En occidente, un cáncer obcecadamente disfrazado de gripe terminó por llevarse al presidente francés Georges Pompidou. Aun cuando se le veía inflado como una montgolfière por culpa de los corticoides, ningún periodista osó siquiera mencionar que Pompidou estaba agonizando a ojos vista. Por su parte, el presidente François Mitterrand soportó estoicamente un cáncer durante 14 años, mientras hacía publicar partes médicos que lo mostraban en la plenitud de sus medios. Cada vez que alguno de sus consejeros le mencionó la posibilidad de dimitir, respondió con altivez que no cedería ni un minuto de su mandato.

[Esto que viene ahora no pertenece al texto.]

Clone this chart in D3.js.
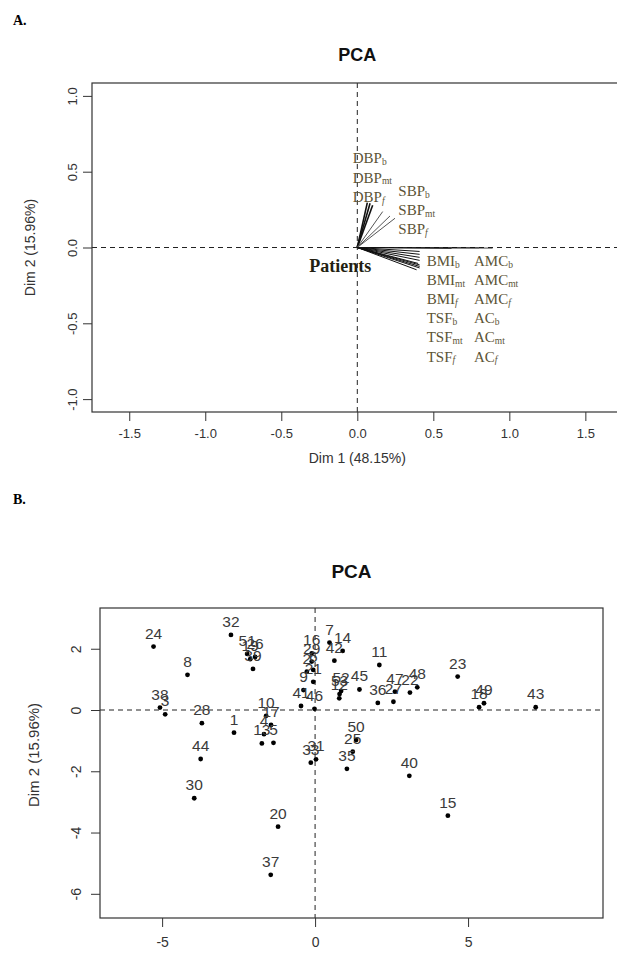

En los EEUU nadie se interrogó nunca sobre el hecho de saber en qué momento Ronald Reagan comenzó a sufrir los efectos del mal de Alzheimer. Habida cuenta de su costumbre de dejarle el trabajo del gobierno a sus asesores, probablemente nadie se dio cuenta hasta muy tarde. Cuando Georges W. Bush llegó a la Casa Blanca con Dick Cheney como vicepresidente, la prensa yanqui mencionó que este último, sobreviviente a la sazón de tres crisis cardíacas, necesitaba un corazón nuevo. Y precisó que Bush requería un trasplante de cerebro. No obstante, habida cuenta de lo que se vio más tarde, o le trasplantaron el cerebro de uno de los Tres Chiflados o bien la operación resultó un fracaso. Fidel, que volvió del más allá, nunca ha permitido que se filtre un informe clínico de sus padecimientos, porque al parecer se trata de una información crítica para la seguridad de Cuba.
Juan Pablo II fue otro numerito. En sus últimos meses de vida, tratado dizque con esencia de abacaxi, no sostenía su cayado de pastor de almas sino que pendía de él. Nunca el Vaticano entregó la más mínima información a propósito del estado de su tripa, ni de ninguno de sus órganos.
Como quiera que sea, desde ayer todos quieren saber si Hugo Chávez presenta alguna leucoplaquia, o un indicio de hiperpigmentación, signos de ictericia o eritemas evidentes. Aún cuando Hugo Chávez ha sido el único mandatario del mundo que ha informado a su pueblo de su verdadero estado de salud, sus opositores quieren que el propio Chávez les diga que se va a morir. Y no entiendo por qué el presidente venezolano no les da en el gusto: todos nos vamos a morir algún día, -excepto Fidel-, de modo que no tiene sentido negarlo.
De ese modo, esa masa de demócratas adoradores de la libertad de prensa que poseen quienes poseen los medios de prensa podría dormir tranquila. Creyendo que va a ganar unas elecciones que ya perdió.